The platforms offer a higher chance of a fully automated link-up between bank and fund manager. But although Pictet became a member of Fundsettle two years ago, it is only possible to connect to fund managers through the platform if they too are members. So the bank only sends 15 per cent of its orders through the Belgian platform.

A further 25 to 30 per cent of orders are routed through Citco, which Pictet has used for three years.

“Our perfect choice is to use Swift messaging to send orders and we try to use Fundsettle as much as possible, because it’s independent, but when this is not possible we tend to use the fax,” says Mr Vaucher.

Convolution

If a bank offers its clients external hedge funds, things get even more complicated. Christophe Izzo, head of investment funds administration at Pictet, says: “Hedge funds are particularly manual, heavy work. To buy shares you have to sign a contract on paper with the hedge fund, send a subscription order by fax and then confirm it by letter.

“You have to send the money upfront, which is done by Swift transfer to a bank address but then you need to confirm it’s been received by the fund manager and that they are going to invest it in due time.”

This can take anything from three weeks to three months, and throughout the process you have to keep checking everything is on track by making phone calls and sending emails and faxes. “Only after all that time do you find out the net asset value of your investment and exactly what you hold.

“Imagine if the hedge fund manager is a crook and he takes the money and runs off to South America. It takes a long time to find out what has happened to your money.”

Standardisation

Pictet faces the further problem of reporting to its customers on their hedge fund investments because each hedge fund calculates net asset value prices (NAVs) in its own way, so there are no easy, standardised methods of collecting and collating hedge fund data.

Mr Vaucher says that “if the industry was to think about developing a universal tool to place trades on a single platform, it would be a lot easier. If only we could place an order for units of a fund in the same way a buying shares on the New York Stock Exchange. There, we place the order by Swift, they confirm we have bought x number of shares and we have to pay the money.”

But Mr Vaucher is optimistic that things will get better. He believes that in five years investing in a conventional fund will be as straightforward as investing in shares.

He says: “Hedge funds will be more complicated, but at some point something will go wrong and regulators will respond by imposing rules to standardise the way they operate.

BNP Paribas is among the securities services providers that claim that private banks can have the easy approach to buying funds right now. All they have to do is outsource the back office.

Mauro Dognini, head of product development for transfer agency, BNP Paribas Securities Services, says: “When these guys start to subscribe to cross-border funds and third-party funds they normally encounter big problems because these funds are processed by transfer agents without too much automation and the products are not standardised in terms of their commission and subscription procedures.
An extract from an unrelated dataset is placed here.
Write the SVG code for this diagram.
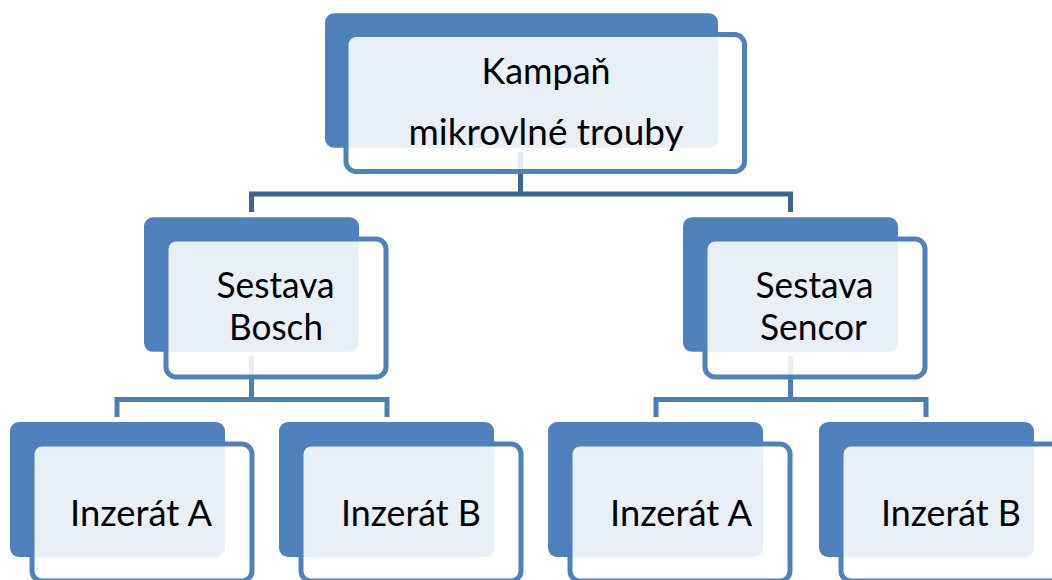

“The banks’ experience is in securities, so they try to adapt these systems to deal with funds. We are seeing that as soon as they are using 10-15 fund promoters they outsource the back office.”

Outsourcing undoubtedly takes the problem of linking to external fund managers off the hands of the private bank or wealth manager. “Through our FDS [fund distribution support] product the client has internet access to us, we take care of their orders and dispatch them to all the fund managers”, explains Mr Dognini.

“Then we give the client unique confirmation, which summarises all their positions. We contact the fund managers every day in electronic form in order to give the client the opportunity to reconcile on a daily basis.”

Manual labour

This clearly reduces much of the private bank’s workload, but it would also be comforting for the client to know that once in BNP Paribas’ hands, the process was fully automated. Unfortunately manual activities still dog the process.

This is apparently no fault of the securities services providers. Instead it is the consequence of lack of standardisation across the industry.

Mr Dognini says: “On our side we are doing things on an industrial basis. We have systems specifically created for managing funds, we keep in place each fund’s information, such as cut-off times for investing, in a single system.

“Of the orders we receive from our clients, 80 to 90 per cent are automated. In our system all processes are automated. But then after that it depends on the fund manager and transfer agent.”

BNP Paribas’s FDS platform is live in France, Italy, Luxembourg and Spain. In the UK FDS is to be rolled out to private banks shortly.

Hugh Griffiths, assistant director to specialist investment management consulting firm, Citisoft, believes the growth of open architecture itself will push the industry forward: “As more wealth managers move to open architecture, the pressure to keep costs competitive will drive more demand for systems.”